For the first time, a GCT competition was held in 2012 in Switzerland, in Lausanne. The GCT competition was held at 6:00 pm on September 15. The course of the Grand Prix of Switzerland was designed by Swiss Rolf Lüdi. 18 competitions (the number of riders, who qualified for the second round) had no faults at the fences in the first round, one of them had one time fault. No competitor from Switzerland was qualified for the second round, the best rider from Switzerland was Janika Sprunger with Palloubet d'Halong on the 25th place.

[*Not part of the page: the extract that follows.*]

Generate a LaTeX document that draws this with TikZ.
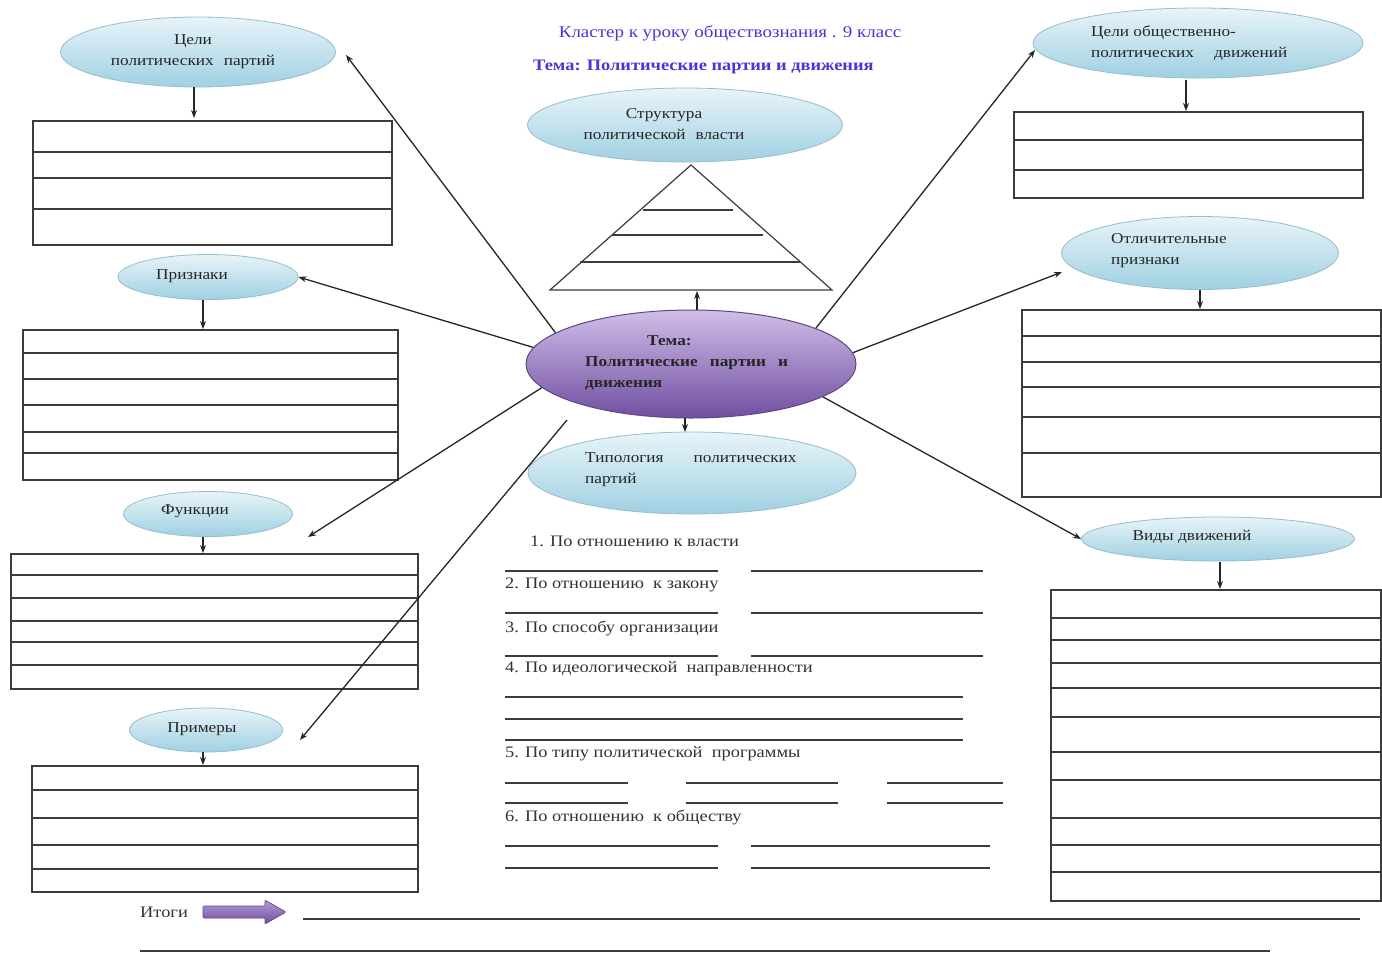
\documentclass[tikz,border=0pt]{standalone}
\usepackage{fontspec}
\setmainfont[FakeStretch=1.15]{Liberation Serif}
\usetikzlibrary{shapes.geometric,arrows.meta}
\definecolor{titleblue}{RGB}{78,52,214}
\definecolor{ellTop}{RGB}{232,244,249}
\definecolor{ellBot}{RGB}{160,208,226}
\definecolor{ellEdge}{RGB}{150,190,205}
\definecolor{purTop}{RGB}{208,190,232}
\definecolor{purBot}{RGB}{112,78,160}
\definecolor{purEdge}{RGB}{95,70,135}
\definecolor{lineg}{RGB}{60,60,60}
\begin{document}
\begin{tikzpicture}[x=1pt,y=-1pt,
  ell/.style={ellipse, draw=ellEdge, line width=0.8pt, top color=ellTop, bottom color=ellBot, inner sep=0pt},
  cell/.style={ellipse, draw=purEdge, line width=1pt, top color=purTop, bottom color=purBot, inner sep=0pt},
  txt/.style={font=\fontsize{15}{21}\selectfont, inner sep=0pt, text=black!85},
  ltxt/.style={font=\fontsize{16}{18}\selectfont, inner sep=0pt, anchor=west, text=black!80},
  arr/.style={-{Stealth[length=8pt,width=6pt]}, line width=1.3pt, black!85},
  tbl/.style={draw=lineg, line width=1.6pt, inner sep=0pt},
  rl/.style={draw=lineg, line width=1.6pt},
  wl/.style={draw=lineg, line width=1.4pt}
]
\useasboundingbox[fill=white] (0,0) rectangle (1382,954);

% titles
\node[font=\fontsize{16.5}{18}\selectfont, text=titleblue, inner sep=0pt] (title1) at (730,33) {Кластер к уроку обществознания . 9 класс};
\node[font=\fontsize{16}{18}\selectfont\bfseries, text=titleblue, inner sep=0pt, anchor=west] (title2) at (533,67) {Тема: Политические партии и движения};

% ellipses
\node[ell, minimum width=275pt, minimum height=70pt] (e1) at (198,52) {};
\node[txt, align=center] (t1) at (193,52) {Цели\\политических\hspace{10pt}партий};
\node[ell, minimum width=180pt, minimum height=45pt] (e2) at (208,277) {};
\node[txt] (t2) at (192,276) {Признаки};
\node[ell, minimum width=169pt, minimum height=45pt] (e3) at (208,514) {};
\node[txt] (t3) at (195,511) {Функции};
\node[ell, minimum width=153pt, minimum height=44pt] (e4) at (206,730) {};
\node[txt] (t4) at (202,729) {Примеры};
\node[ell, minimum width=315pt, minimum height=74pt] (e5) at (685,125) {};
\node[txt, align=center] (t5) at (664,124) {Структура\\политической\hspace{10pt}власти};
\node[cell, minimum width=330pt, minimum height=108pt] (c) at (691,364) {};
\node[txt, align=left, font=\fontsize{15}{21}\selectfont\bfseries, anchor=west] (tc) at (585,363) {\hspace*{62pt}Тема:\\Политические\hspace{12pt}партии\hspace{12pt}и\\движения};
\node[ell, minimum width=328pt, minimum height=82pt] (ty) at (692,473) {};
\node[txt, align=left, anchor=west] (tty) at (585,470) {Типология\hspace{30pt}политических\\партий};
\node[ell, minimum width=330pt, minimum height=70pt] (e8) at (1198,43) {};
\node[txt, align=left, anchor=west] (t8) at (1091,43) {Цели общественно-\\политических\hspace{20pt}движений};
\node[ell, minimum width=277pt, minimum height=73pt] (e9) at (1200,253) {};
\node[txt, align=left, anchor=west] (t9) at (1111,251) {Отличительные\\признаки};
\node[ell, minimum width=273pt, minimum height=44pt] (e10) at (1218,539) {};
\node[txt] (t10) at (1192,537) {Виды движений};

% triangle
\coordinate (tA) at (691,165);
\coordinate (tL) at (550,290);
\coordinate (tR) at (832,290);
\draw[line width=1.2pt, lineg, fill=white] (tA) -- (tL) -- (tR) -- cycle;
\draw[rl] (643,210) -- (733,210);
\draw[rl] (612,235) -- (763,235);
\draw[rl] (580,262) -- (800,262);
\coordinate (tribase) at (697,291);

% tables
\node[tbl, anchor=north west, minimum width=359pt, minimum height=124pt] (tabA) at (32,120) {};
\foreach \y in {152,178,209} \draw[rl] (32,\y) -- (391,\y);
\node[tbl, anchor=north west, minimum width=375pt, minimum height=150pt] (tabB) at (22,329) {};
\foreach \y in {353,379,405,432,453} \draw[rl] (22,\y) -- (397,\y);
\node[tbl, anchor=north west, minimum width=407pt, minimum height=135pt] (tabC) at (10,553) {};
\foreach \y in {575,598,621,642,665} \draw[rl] (10,\y) -- (417,\y);
\node[tbl, anchor=north west, minimum width=386pt, minimum height=126pt] (tabD) at (31,765) {};
\foreach \y in {790,818,845,869} \draw[rl] (31,\y) -- (417,\y);
\node[tbl, anchor=north west, minimum width=349pt, minimum height=86pt] (tabE) at (1013,111) {};
\foreach \y in {140,170} \draw[rl] (1013,\y) -- (1362,\y);
\node[tbl, anchor=north west, minimum width=359pt, minimum height=187pt] (tabF) at (1021,309) {};
\foreach \y in {336,362,387,417,453} \draw[rl] (1021,\y) -- (1380,\y);
\node[tbl, anchor=north west, minimum width=330pt, minimum height=311pt] (tabG) at (1050,589) {};
\foreach \y in {618,640,663,688,717,752,780,818,845,872} \draw[rl] (1050,\y) -- (1380,\y);

% arrows ellipse -> table
\draw[arr] (e1.south -| 194,0) -- (194,118);
\draw[arr] (203,300) -- (tabB.north -| 203,0);
\draw[arr] (203,537) -- (tabC.north -| 203,0);
\draw[arr] (203,752) -- (tabD.north -| 203,0);
\draw[arr] (1186,80) -- (tabE.north -| 1186,0);
\draw[arr] (1200,290) -- (tabF.north -| 1200,0);
\draw[arr] (1220,562) -- (tabG.north -| 1220,0);

% arrows from centre
\coordinate (p1) at (346,55);
\coordinate (p3) at (308,537);
\coordinate (p4) at (300,740);
\coordinate (p8) at (1035,50);
\coordinate (p9) at (1062,272);
\draw[arr] (c.167) -- (p1);
\draw[arr] (c.174) -- (e2.east);
\draw[arr] (c.189) -- (p3);
\draw[arr] (567,420) -- (p4);
\draw[arr] (697,310) -- (tribase);
\draw[arr] (685,418) -- (685,432);
\draw[arr] (c.16) -- (p8);
\draw[arr] (c.4) -- (p9);
\draw[arr] (c.346) -- (e10.west);

% typology list
\node[ltxt] (l1) at (530,541) {1. По отношению к власти};
\node[ltxt] (l2) at (505,585) {2. По отношению\ \ к закону};
\node[ltxt] (l3) at (505,628) {3. По способу организации};
\node[ltxt] (l4) at (505,669) {4. По идеологической\ \ направленности};
\node[ltxt] (l5) at (505,754) {5. По типу политической\ \ программы};
\node[ltxt] (l6) at (505,817) {6. По отношению\ \ к обществу};
\foreach \y in {571,613,656} {\draw[wl] (505,\y) -- (718,\y); \draw[wl] (751,\y) -- (983,\y);}
\foreach \y in {697,719,740} \draw[wl] (505,\y) -- (963,\y);
\foreach \y in {783,803} {\draw[wl] (505,\y) -- (628,\y); \draw[wl] (686,\y) -- (838,\y); \draw[wl] (887,\y) -- (1003,\y);}
\foreach \y in {846,868} {\draw[wl] (505,\y) -- (718,\y); \draw[wl] (751,\y) -- (990,\y);}

% results
\node[ltxt] (itog) at (140,912) {Итоги};
\draw[draw=purEdge, line width=0.6pt, top color=purTop!70!purBot, bottom color=purBot, rounded corners=1pt]
  (203,906) -- (265,906) -- (265,900) -- (286,912) -- (265,924) -- (265,918) -- (203,918) -- cycle;
\draw[wl] (303,919) -- (1360,919);
\draw[wl] (140,951) -- (1270,951);
\end{tikzpicture}
\end{document}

In the second round, one third of the 18 competitions again had no faults. These six riders were qualified for the jump-off. In the jump-off, only two riders were faultless for a third time, the fastest one was Laura Kraut with her grey gelding Cedric.

|  | Rider | Horse | Round 1 |  | Round 2 |  | Jump-off |  | Scoring points |
| Penalties | Time (s) | Penalties | Time (s) | Penalties | Time (s) |
| 1 | USA Laura Kraut | Cedric | 0 | - | 0 | - | 0 | 42,53 | 40 |
| 2 | SWE Rolf-Göran Bengtsson | Casall | 0 | - | 0 | - | 0 | 45,37 | 37 |
| 3 | AUS Edwina Tops-Alexander | Itot du Château | 0 | - | 0 | - | 4 | 44,21 | 35 |

(Top 3 of 47 competitors)

=== 11th Competition: Vienna ===
September 20, 2012 to September 23, 2012 – Rathausplatz, Vienna, AUT

=== 12th Competition: Abu Dhabi ===
November 22, 2012 to November 24, 2012 – Al-Forsan International Sports Resort, Abu Dhabi, UAE

== Standings ==

|  | Rider | QAT Doha | ESP Oliva | DEU Hamburg | DEU Wies- baden | FRA Cannes | Monaco Monaco | PRT Estoril | FRA Chantilly | NLD Valkens- waard | CHE Lausanne | AUT Wien | ARE Abu Dhabi | Total scoring points | Prize money (bonus) |
|---|---|---|---|---|---|---|---|---|---|---|---|---|---|---|---|
| 1 | AUS Edwina Tops-Alexander | 40 | (28) | 28 | — | 35 | 30 | 28 | (0) | (0) | 35 |  |  | 196 |  |
| 2 | SWE Rolf-Göran Bengtsson | (0) | — | 37 | 21 | 37 | — | — | 24 | 35 | 37 |  |  | 191 |  |
| 3 | DEU Christian Ahlmann | 30 | (0) | (23) | — | 29 | (0) | 31 | 31 | 25 | 28 |  |  | 174 |  |
| 2 | IRL Denis Lynch | 26 | 35 | — | — | (0) | 31 | 29 | 30 | (0) | 0 |  |  | 151 |  |
| 3 | GBR Michael Whitaker | (0) | 37 | 19 | (0) | (0) | 27 | 37 | 29 | (0) | 0 |  |  | 149 |  |

Six results count for the final standing.